Currently the coherence rules prevent an external trait from being implemented by an external type. In crates intending to be used by other crates, this makes sense and prevents some very possible problems further down the line. The two problems I see these rules solving are:
Trait implementations getting lost in a crate’s modules while a user of the crate might not even know of it’s existence.
If two crates implement the same trait for the same type when neither directly ‘owns’ either, the compiler would have no way of figuring out which to use.
However, there are two situations where these are not problems:
If the crate is a binary rather than a library, no other crate further down the line can include it and another crate with the same implementation.
If the implementation could be marked as private to the crate and not used by crates using it as a dependency.
So I’m proposing a new #[suppress_coherence] that can be used to mark impl blocks as valid code in binaries, and possibly as crate-private implementations for libraries.
I think you're talking about suppressing the orphan rules, which are used to guarantee coherence, not suppressing the requirement that impls be coherent itself. That is, you don't want to be able to provide overlapping impls, you want to be able to provide impls that the compiler won't let you because if it did you could get overlapping impls in theory. Correct me if this is wrong.
If the crate is a binary rather than a library, no other crate further down the line can include it and another crate with the same implementation.
If the crate is a binary, crates further up the line can cause conflicts. You could upgrade a dependency, or add a new one, and in doing so break your build. Rust currently prevents that from happening.
Like every request for turning off orphan rules in some context, I think allowing users to make more complex expressions about their impls would be more fruitful.
Well, if a crate produces a binary, and a crate further up the line has an impl that is overlapping one defined for the binary, wouldn’t it make sense for the local one to override the crate’s impl for any situation where the compiler finds they overlap? Unless both modules are used in the same file, there shouldn’t any overlap anyway, and if they do, then the impl defined in the crate would be used.
You can’t override impls like that without potentially introducing type/memory unsafety, <T as Trait> has to always resolve to the same impl in a compilation “tree” (of crates).

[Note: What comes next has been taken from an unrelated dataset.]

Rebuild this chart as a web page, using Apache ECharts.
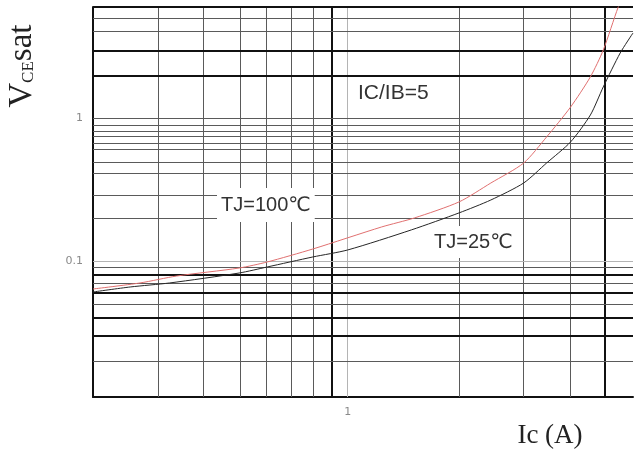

This is easy to prove by changing associated types between impls, but unsafe code can also (currently) depend on <T as Trait> always resolving to the same implementation, even if there are no associated types to speak of.
You’re not wrong, that’s the obvious failure case (type unsafety, something you would always guard against), but it’s not the only one.
Consider a safe method that resets some state (e.g. sets the length of a vector to 0 or replaces an Option with None) and it gets used for turning exception unsafety during unwinding into a resource leak (aka the PPYP idiom).
If one could override such a method, they would be able to cause memory unsafety without actually writing unsafe code, by instantiating a generic function which makes use of the method in question in a safety-critical manner.
EDIT: Even worse: override something like Any::get_type_id to get transmute from safe code.